The Supreme Court has dismissed the appeal of New India Assurance Company which had rejected the claim of a ship-breaking firm for compensation. The firm bought a Belgian vessel and was bringing it from Singapore on its ‘funeral voyage’ to Alang port in Gujarat for demolition. It wrecked on way in high seas due to bad weather. The ship was covered by marine insurance and the ship-breaker invoked the policy. The insurer rejected the claim leading to litigation in the consumer forum. The National Consumer Commission asked the insurance company to pay Rs 14 crore with 9 per cent interest to Priya Blue Industries, the scrap dealer in ships. However, the insurer appealed to the Supreme Court. It ruled that the loss suffered due to the ship wreck was properly assessed by the surveyors and the commission order was correct.
SC rules Neyveli Lignite entitled to pay lower tax
The buyer of Neyveli Lignite Corporation, a central government undertaking which was sold as scrap, was entitled to pay a lower sales tax, the Supreme Court ruled. It dismissed the appeal of the Commissioner of Commercial Taxes against the ruling of the Madras high court which stated that the levy should take into account that the machinery was total scrap. Since the plant and machinery had outlived its utility, the government appointed Metal Scrap and Trading Corporation Ltd, a government enterprise, to sell them as scrap. It arranged an e-auction in which Chitrahar Traders bid the highest amount. The revenue department then demanded 12 per cent and surcharge as sales tax stating that what was sold was plant and machinery; not scrap. The buyer contended that only 4 per cent could be levied at the rate stipulated for scrap.

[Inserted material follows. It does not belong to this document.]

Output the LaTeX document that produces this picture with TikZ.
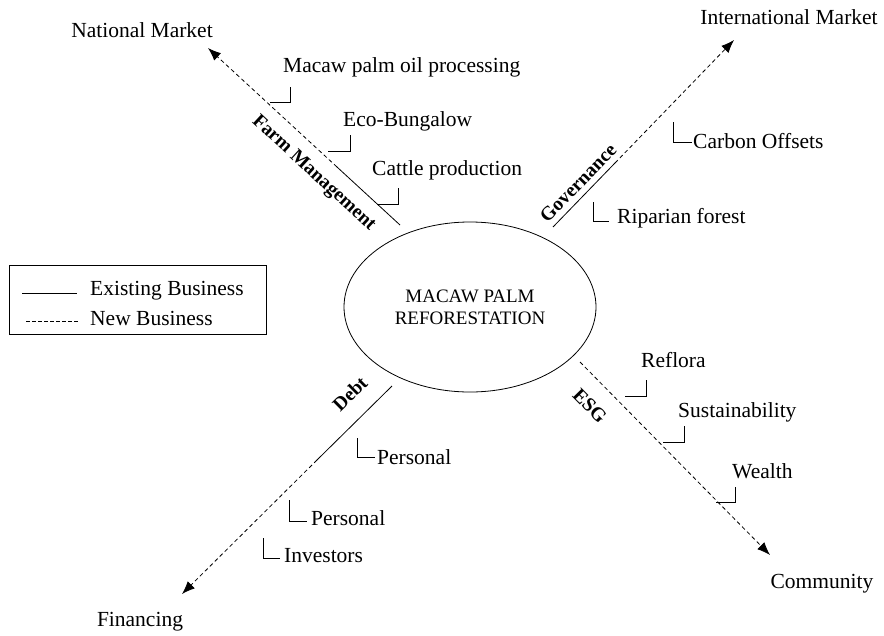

In fact, it had to use explosives to remove machinery embedded in earth since 1961 and which became utterly useless by 2001. The high court and the Supreme Court accepted the contention of the scrap buyer.
Imprisonment not must for issuer of bounced cheque: SC
Imprisonment is not a must while punishing a person who issues cheques which bounce, the Supreme Court stated in the case, Kaushalya Devi vs Roopkishore. In this case, the drawer of cheques was convicted under the Negotiable Instruments Act. However, he deposited Rs 2 lakh out of Rs 3.5 lakh against the cheques. The magistrate felt that under that circumstance, fine would suffice and imprisonment was not necessary. He imposed a fine of Rs 4 lakh and allowed time to pay the balance. This order was challenged by the payee, but the Supreme Court agreed with the magistrate that jail sentence was not called for in this particular case.
SC directs Glaxo India to deposit Rs 71.21 cr with Drug Prices Equilisation
The Supreme Court last week directed Glaxo India Ltd to deposit Rs 71.21 crore in the Drug Prices Equilisation Account, asking it to comply with the demand of the government. The central government had issued drug price control orders under the Essential Commodities Act fixing the maximum selling price of bulk drugs. Those notifications were challenged by the pharma company as arbitrary and illegal. The Supreme Court allowed the appeal of the government and stated that several drug companies were overcharging the consumers and the notifications were meant to control prices to benefit consumers.
Insurance Co has to pay if driver has exercised due dilligence
If the owner of a motor vehicle has shown due diligence while appointing a driver and examined his licence, the insurance company cannot deny the insured amount on the ground that the licence was fake. The ruling of the National Consumer Commission to the contrary in the case, Mrs Rubi Dutta vs United India Insurance Co, was set aside by the Supreme Court and the company was asked to pay Rs 2.70 lakh as compensation for the damage to a bus in an accident. The insurer argued that the driver’s licence was fake. But it was a duplicate issued after following the legal procedure. The court stated that at the time of giving employment to the driver, “the owner of the bus must have examined the licence issued to him and after satisfaction thereof, he must have been given employment. Nothing more was required to have been done by the owner. After all, at the time of giving employment to a driver, owner is required to be satisfied with regard to correctness and genuineness of the licence he was holding. After taking the test, if the owner is satisfied with the driving skills of the driver then, obviously, he may be given an appointment.”
Debt recovery appellate tribunal has no power to exempt defaulter: SC
The Supreme Court has stated that the debt recovery appellate tribunal has no power to exempt a defaulter from making a pre-deposit before entertaining his appeal under the Securitisation & Reconstruction of Financial Assets and Enforcement of Security Interest Act. In this case, Narayan Chandra vs UCO Bank, the tribunal granted exemption. The Calcutta high court set aside the order. He appealed to the Supreme Court which upheld the high court ruling.